Slam poetry competitions are typically held in bouts, where performers receive points for things like delivery and strong writing. In the case of the Sugar Slam — which was founded by poet Willy Palomo as Voiceboxers in 2012 and was renamed Sugar Slam in 2015 — performers have to be one of the four or five highest scorers during the approximately nine-month season to qualify for the Sugar Slam's NPS team, and they must earn their spot on the team each year.

According to Poetry Slam, Inc. (which runs the NPS), slam teams must win two slams at approved venues before they’re eligible to sign up for the NPS. Eighty teams will participate at this year’s NPS, with 20 teams advancing to the semifinals. From there, the best four teams will compete for the national title and a $2,000 cash prize. Including its Voiceboxers years, this will be the Sugar Slam’s fifth time at nationals, and McGinnis’ second year on an NPS team.

“I’m definitely trying to push myself out there more,” she said. “I really want to go into the national scene as a major player from Salt Lake City. … I want to be a feminine voice of Salt Lake City and show what we have coming from a different viewpoint.”

The Sugar Slam team meets twice a week for about two hours at a time, working on writing and delivery, and McGinnis said members are encouraged to test out pieces at slams. They also occasionally practice with the Salt City Slam, Utah’s other slam poetry team that will also be representing Utah at the NPS this year.

Though the Sugar Slam has never made it the semifinals at the NPS, McGinnis said it's still a valuable experience.

“I never have approached it with a prize aspect in mind for nationals,” she said. “I look at nationals as the rendezvous point for poetry. … It’s a place to say, ‘Here’s my art, here’s what I’m creating (and) here’s what my city’s creating. Let’s share, let’s exchange (and) let’s see what other people have to offer.'”

Poetry's purpose

McGinnis’ work tends to center on feminism and mental-health issues, with recurring motifs of flowers and Greek Mythology.

“Honestly, so much of my writing comes back to the importance of femininity and being a woman and being a girl, and trying to sort through mental illness," she said. "And then I think I also draw a lot from the images of the world that inspire me and make me want to be alive. There’s a lot of flowers in my work and there’s a lot of sunsets and a lot of light.”

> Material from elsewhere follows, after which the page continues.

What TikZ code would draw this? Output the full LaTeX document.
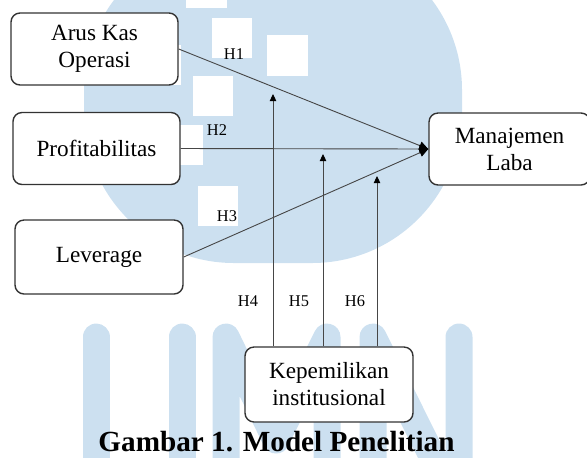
\documentclass[tikz,border=0pt]{standalone}
\usepackage{fontspec}
\setmainfont{Liberation Serif}
\usetikzlibrary{arrows.meta}
\definecolor{wmblue}{RGB}{204,224,240}
\definecolor{linegray}{RGB}{70,70,70}
\tikzset{
  varbox/.style={draw=black!80, line width=0.7pt, fill=white, rounded corners=4.5pt,
    align=center, font=\fontsize{11.6}{13.5}\selectfont,
    minimum width=83.5pt, minimum height=36pt, inner sep=0pt},
  hlabel/.style={font=\fontsize{8.2}{10}\selectfont, inner sep=0pt},
  link/.style={draw=linegray, line width=0.45pt, -{Triangle[length=3.5pt,width=3.2pt,color=black]}},
  mainlink/.style={link, -{Triangle[length=4.5pt,width=4.2pt,color=black]}},
}
\begin{document}
\begin{tikzpicture}[x=0.5pt, y=-0.5pt]
  % the frame
  \useasboundingbox (0,0) rectangle (587,457);
  % the watermark
  \fill[wmblue, rounded corners=75pt] (84,-60) rectangle (462,263);
  \foreach \x/\y/\w/\h in {186/-32/41/40, 212/18/40/40, 267/35/41/41, 193/76/40/40,
                           163/125/40/40, 198/186/40/40, 141/45/40/40} {
    \fill[white] (\x,\y) rectangle ++(\w,\h);
  };
  \begin{scope}[wmblue, line width=13.5pt, line cap=round, line join=round]
    \draw (96,337) -- (96,480);
    \draw (182,337) -- (182,480);
    \draw (226,480) -- (226,337) -- (276,440) -- (327,337) -- (327,480);
    \draw (373,480) -- (373,337) -- (459,510) -- (459,337);
  \end{scope}

  % the variables
  \node[varbox] (aruskas) at (94.5,49) {Arus Kas\\Operasi};
  \node[varbox] (profit) at (96.5,148.5) {Profitabilitas};
  \node[varbox, minimum width=84pt, minimum height=37pt] (lev) at (99,257) {Leverage};
  \node[varbox, minimum width=80.5pt] (laba) at (509.5,149) {Manajemen\\Laba};
  \node[varbox, minimum width=84pt, minimum height=37.5pt] (inst) at (329,384.5) {Kepemilikan\\institusional};

  % the direct paths
  \draw[mainlink] (aruskas.east) -- (laba.west);
  \draw[mainlink] (profit.east) -- (laba.west);
  \draw[mainlink] (lev.east) -- (laba.west);

  % the moderating paths
  \coordinate (tip4) at (273,94);
  \coordinate (tip5) at (323,154);
  \coordinate (tip6) at (377,176);
  \foreach \t in {tip4,tip5,tip6} {
    \draw[link] (inst.north -| \t) -- (\t);
  };

  % labels
  \node[hlabel] (h1) at (234,54) {H1};
  \node[hlabel] (h2) at (217,130) {H2};
  \node[hlabel] (h3) at (227,216) {H3};
  \node[hlabel] (h4) at (248,301) {H4};
  \node[hlabel] (h5) at (299,301) {H5};
  \node[hlabel] (h6) at (355,301) {H6};
  \node[font=\fontsize{14.6}{16}\selectfont\bfseries, inner sep=0pt] (caption) at (276.5,442)
    {Gambar 1. Model Penelitian};
\end{tikzpicture}
\end{document}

Those messages are something McGinnis has to convey to herself, first, before she can convey them to others.

“I sit down with a question, and then I try to figure it out by the end of a poem, and if I don’t figure it out, I edit it and I edit it," she said. "So I think … at the end of the day, a lot of why I write is to pick apart the pieces of who I am and put them together and try to figure something out.”

But as soon as she’s performing, it’s about the audience.

“I very much believe that if you are the only person getting a piece of art, and your audience can’t get it, then you’re wasting their time,” she said.

McGinnis also said she usually has a purpose when performing a piece. With her "English Class" poem, which details Zelda Fitzgerald's turbulent marriage with her husband, F. Scott Fitzgerald, McGinnis said she initially thought she was performing it to honor Zelda, but life experiences have made it more personal.

“I usually try to think who or what (the poem) is for and just draw myself into that place," she said.

McGinnis is an English major at the University of Utah, where she’ll be a sophomore in the fall. Since performing at last year's NPS, she's been published in Voicemail Poems and Rising Phoenix Press. One of her poems in Rising Phoenix press called "Medusa Writes for Teen Vogue" was recently nominated for Sundress Publications' Best of Net awards. Since last September, she's coached Skyline High School's slam poetry team once a week. She hopes to one day write television scripts or be a college professor.

“My dream of all dreams is to have my work studied in a college or high school classroom one day,” she said. “I really want people to sit down and dissect my work.”